In the long run, advice I got at one point that I think is good advice is try a bunch of different stuff and find out what you like and what works well for you. The best of luck to everyone in figuring out what works well for them.
 
It's not hard, or expensive, to build a forge that's capable of very good temperature control. Fogg drum forge, or the one HSC has posted that amounts to a "T" shaped chamber. Where the Fogg uses a combination of volume and convection to maintain stable chamber temps, and the "T" forge uses equal atmospheric flow, the similarity is both are being controlled by an inexpensive probe and meter. Either is only a couple hundred bucks to do.

It's not that I don't think people can and do excellent heat treating in forges, controlled or not, it's that the name of the game is variable control and beginners generally don't even know what all the variables are much less how to control them.

CNC vs Hand grinding is a straw man. How the material is removed is irrelevant to the finished product. The variables are visible, obvious and physically measurable characteristics. The condition and hardness of the steel are none of those things with the exception of hardness, which is generally out of the reach of any end user and a large number of makers.
 
As far as a list of simple steels for entry level heat treatment we have: 1084, 80CRV2, 1075, 15n20, 5160 am I missing any good ones? Is CruForgeV a option with a simple set up? I have enjoyed 1084 but it is nice to have options.

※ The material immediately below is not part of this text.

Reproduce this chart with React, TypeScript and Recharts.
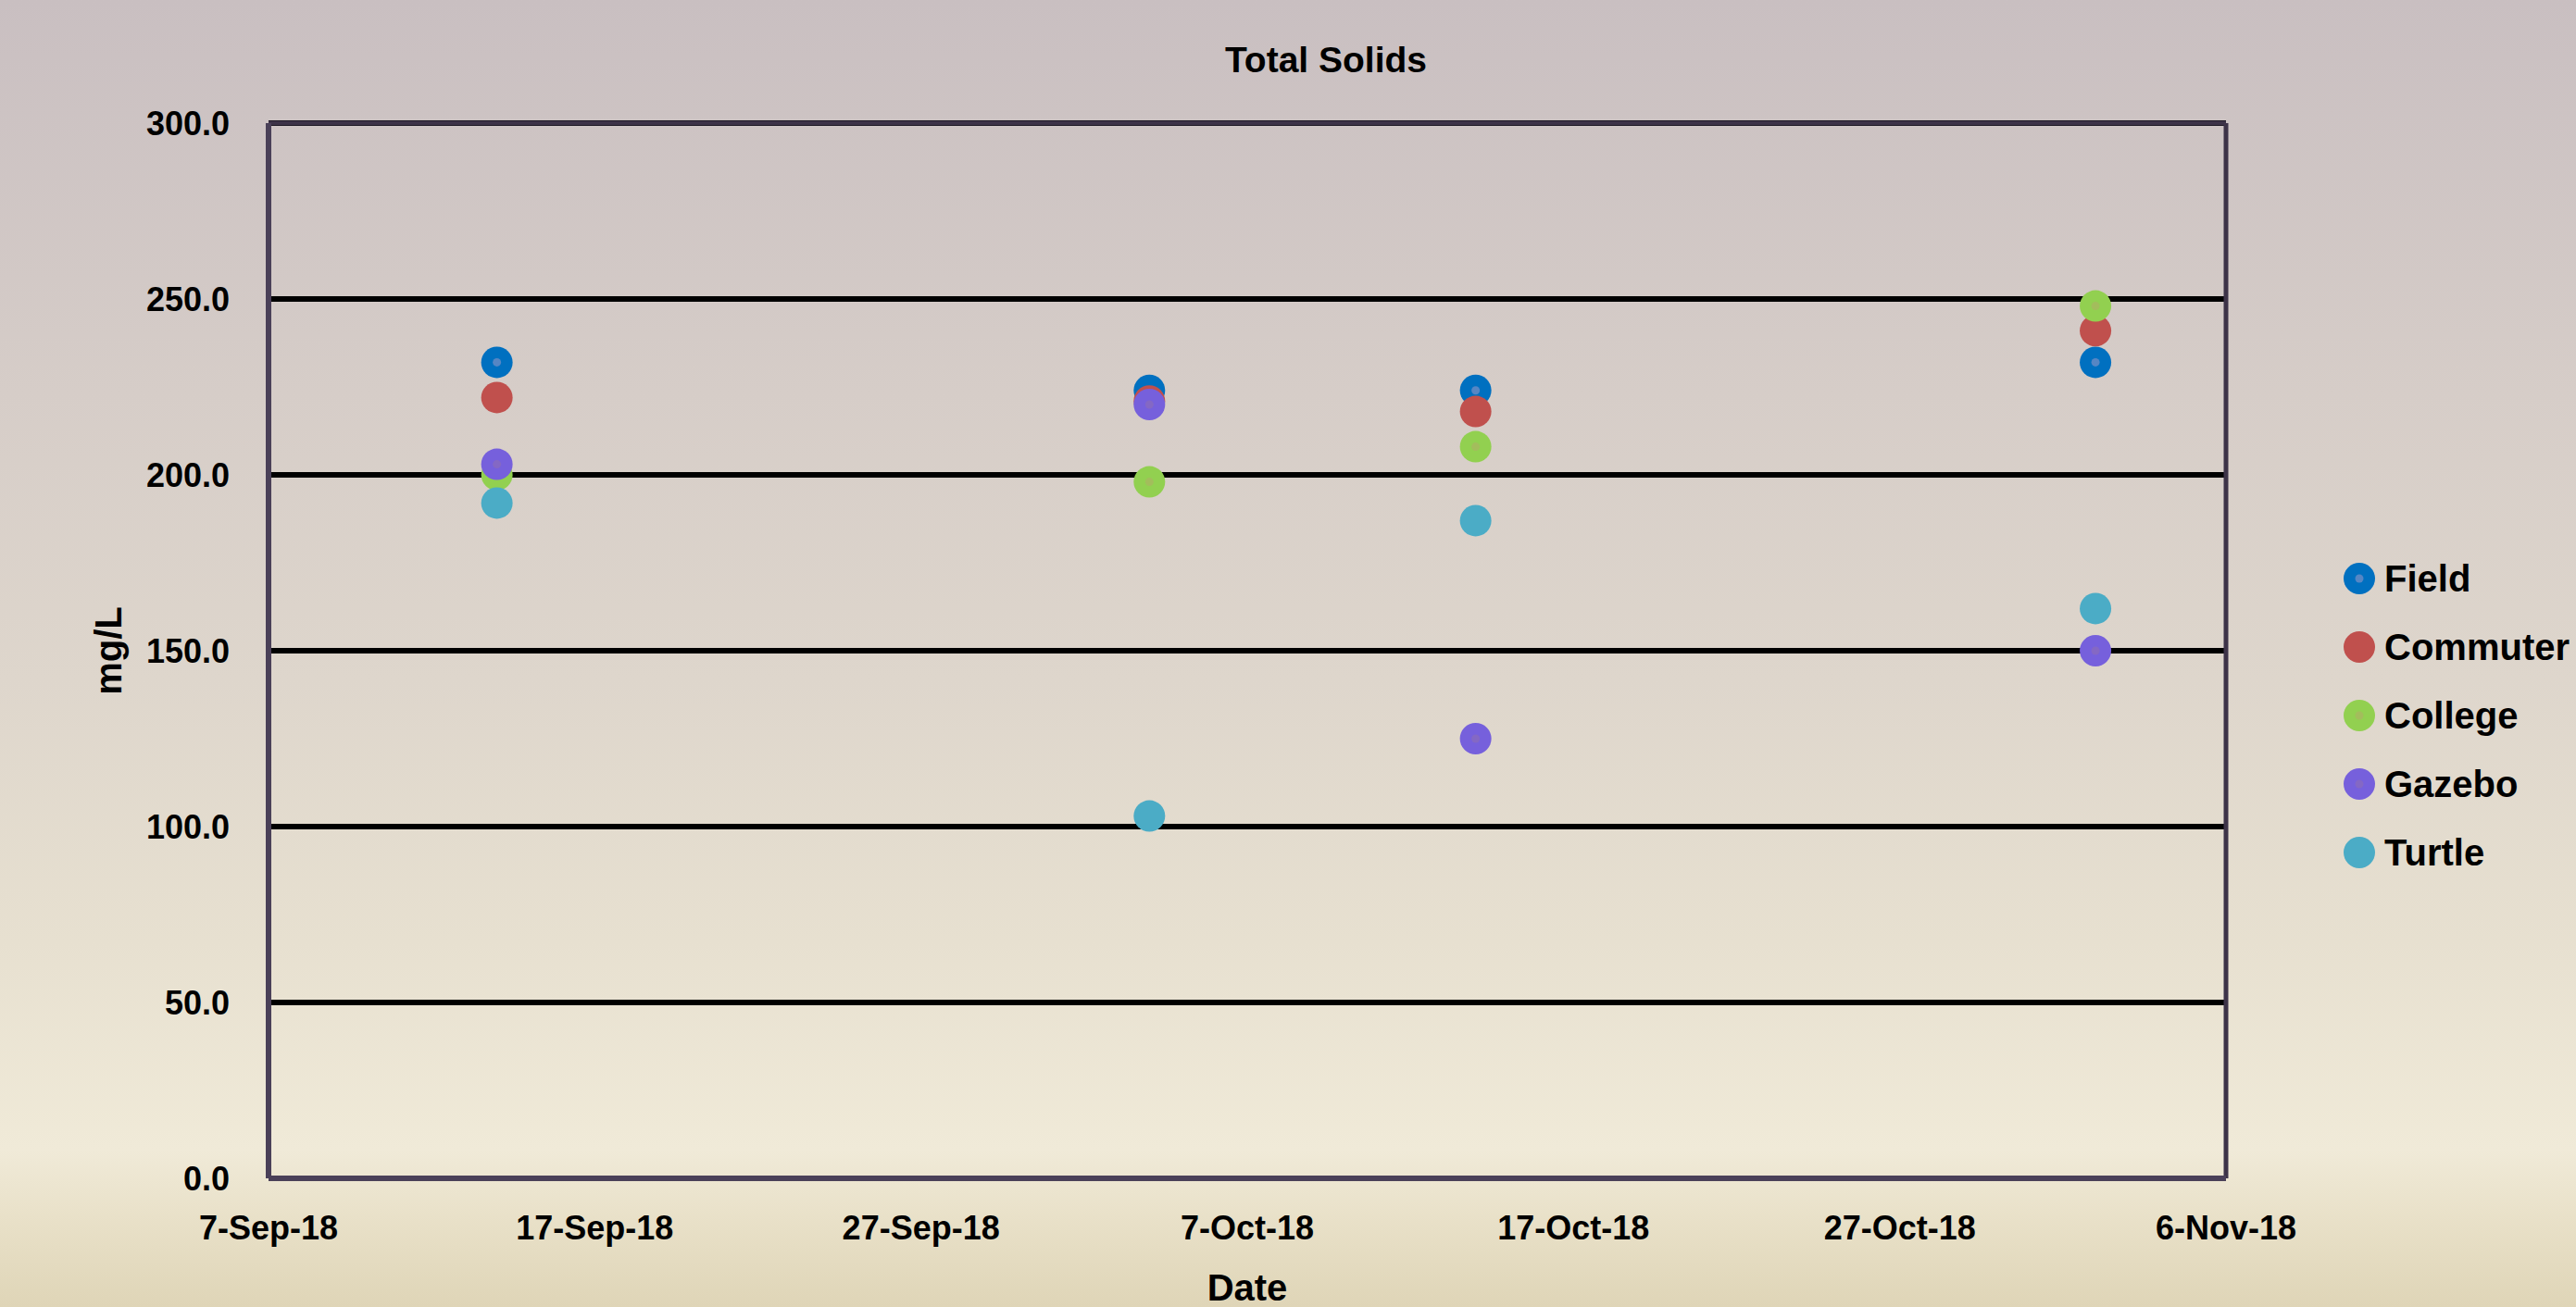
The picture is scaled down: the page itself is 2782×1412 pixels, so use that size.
import { ScatterChart, Scatter, XAxis, YAxis, CartesianGrid, ReferenceLine } from 'recharts';

const SAMPLE_DATES = ['2018-09-14', '2018-10-04', '2018-10-14', '2018-11-02'];
const FIELD = [232, 224, 224, 232];
const COMMUTER = [222, 221, 218, 241];
const COLLEGE = [200, 198, 208, 248];
const GAZEBO = [203, 220, 125, 150];
const TURTLE = [192, 103, 187, 162];

const X_TICKS = ['2018-09-07', '2018-09-17', '2018-09-27', '2018-10-07', '2018-10-17', '2018-10-27', '2018-11-06'];
const Y_TICKS = [0, 50, 100, 150, 200, 250, 300];

const MONTHS = ['Jan', 'Feb', 'Mar', 'Apr', 'May', 'Jun', 'Jul', 'Aug', 'Sep', 'Oct', 'Nov', 'Dec'];
const FONT = '"Liberation Sans", Arial, sans-serif';

const toMs = (s: string) => Date.parse(s + 'T00:00:00Z');
const fmtDate = (ms: number) => {
  const d = new Date(ms);
  return `${d.getUTCDate()}-${MONTHS[d.getUTCMonth()]}-${String(d.getUTCFullYear()).slice(2)}`;
};

const SERIES = [
  { name: 'Field', values: FIELD, color: '#0070C0', dot: '#5686C4' },
  { name: 'Commuter', values: COMMUTER, color: '#C0504D', dot: null },
  { name: 'College', values: COLLEGE, color: '#92D050', dot: '#A3BD5C' },
  { name: 'Gazebo', values: GAZEBO, color: '#7660DC', dot: '#8468C4' },
  { name: 'Turtle', values: TURTLE, color: '#4BACC6', dot: null },
];

const xTicks = X_TICKS.map(toMs);
const xStart = xTicks[0];
const xEnd = xTicks[xTicks.length - 1];

function marker(color: string, dot: string | null) {
  return (props: any) => (
    <g>
      <circle cx={props.cx} cy={props.cy} r={17} fill={color} />
      {dot && <circle cx={props.cx} cy={props.cy} r={4.5} fill={dot} />}
    </g>
  );
}

export default function App() {
  const tickStyle = { fontFamily: FONT, fontWeight: 700, fontSize: 36, fill: '#000' };

  return (
    <div
      style={{
        position: 'relative',
        width: 2782,
        height: 1412,
        overflow: 'hidden',
        background: 'linear-gradient(to bottom, #C9BFC1 0%, #D6CDC8 30%, #DED6CC 52%, #E7E0D0 72%, #F0EAD8 88%, #E9E1C9 93%, #DFD5B7 100%)',
        fontFamily: FONT,
      }}
    >
      <style>{'body{margin:0}'}</style>
      <div
        style={{
          position: 'absolute',
          left: 1232,
          width: 400,
          top: 45,
          textAlign: 'center',
          fontSize: 39,
          lineHeight: '39px',
          fontWeight: 700,
          color: '#000',
        }}
      >
        Total Solids
      </div>

      <ScatterChart width={2782} height={1412} margin={{ top: 133, right: 378, bottom: 0, left: 0 }}>
        <CartesianGrid vertical={false} stroke="#000" strokeWidth={6} />
        <XAxis
          type="number"
          dataKey="x"
          domain={[xStart, xEnd]}
          ticks={xTicks}
          tickFormatter={fmtDate}
          height={139}
          tickLine={false}
          tickSize={0}
          tickMargin={40}
          axisLine={{ stroke: '#4A4058', strokeWidth: 6 }}
          tick={tickStyle}
          label={{ value: 'Date', position: 'insideBottom', offset: 7, style: { fontFamily: FONT, fontWeight: 700, fontSize: 40, fill: '#000' } }}
        />
        <YAxis
          type="number"
          dataKey="y"
          domain={[0, 300]}
          ticks={Y_TICKS}
          tickFormatter={(v: number) => v.toFixed(1)}
          width={290}
          tickLine={false}
          tickSize={0}
          tickMargin={42}
          axisLine={{ stroke: '#4A4058', strokeWidth: 6 }}
          tick={tickStyle}
          label={{
            value: 'mg/L',
            angle: -90,
            position: 'insideLeft',
            offset: 117,
            style: { textAnchor: 'middle', fontFamily: FONT, fontWeight: 700, fontSize: 40, fill: '#000' },
          }}
        />
        <ReferenceLine y={300} stroke="#3D3348" strokeWidth={5} />
        <ReferenceLine x={xEnd} stroke="#3D3348" strokeWidth={5} />
        {SERIES.map((s) => (
          <Scatter
            key={s.name}
            name={s.name}
            data={SAMPLE_DATES.map((d, i) => ({ x: toMs(d), y: s.values[i] }))}
            fill={s.color}
            shape={marker(s.color, s.dot)}
            isAnimationActive={false}
          />
        ))}
      </ScatterChart>

      <div style={{ position: 'absolute', left: 2531, top: 588 }}>
        {SERIES.map((s) => (
          <div key={s.name} style={{ display: 'flex', alignItems: 'center', height: 74, whiteSpace: 'nowrap' }}>
            <svg width={34} height={34} style={{ flex: 'none' }}>
              <circle cx={17} cy={17} r={17} fill={s.color} />
              {s.dot && <circle cx={17} cy={17} r={4.5} fill={s.dot} />}
            </svg>
            <span style={{ marginLeft: 10, fontSize: 40, fontWeight: 700, color: '#000' }}>{s.name}</span>
          </div>
        ))}
      </div>
    </div>
  );
}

I really appreciate threads like this. It would be nice to have a list of options and maybe a shirt description of pros and cons and heat treatment info added to the sticky page. Many of the links are broken and the photo bucket thing has screwed up some other great threads. It would be nice if we could update them.
 
Is CruForgeV a option with a simple set up?

In my experience yes. I haven’t done a bunch with it, but I’ve had zero issues heat treating it in a forge. As I understand it, the alloy was specifically designed for smiths with a goal of a “get it hot get it wet” heat treat process. It doesn’t call for a hold time and it has alloying that reduces grain growth.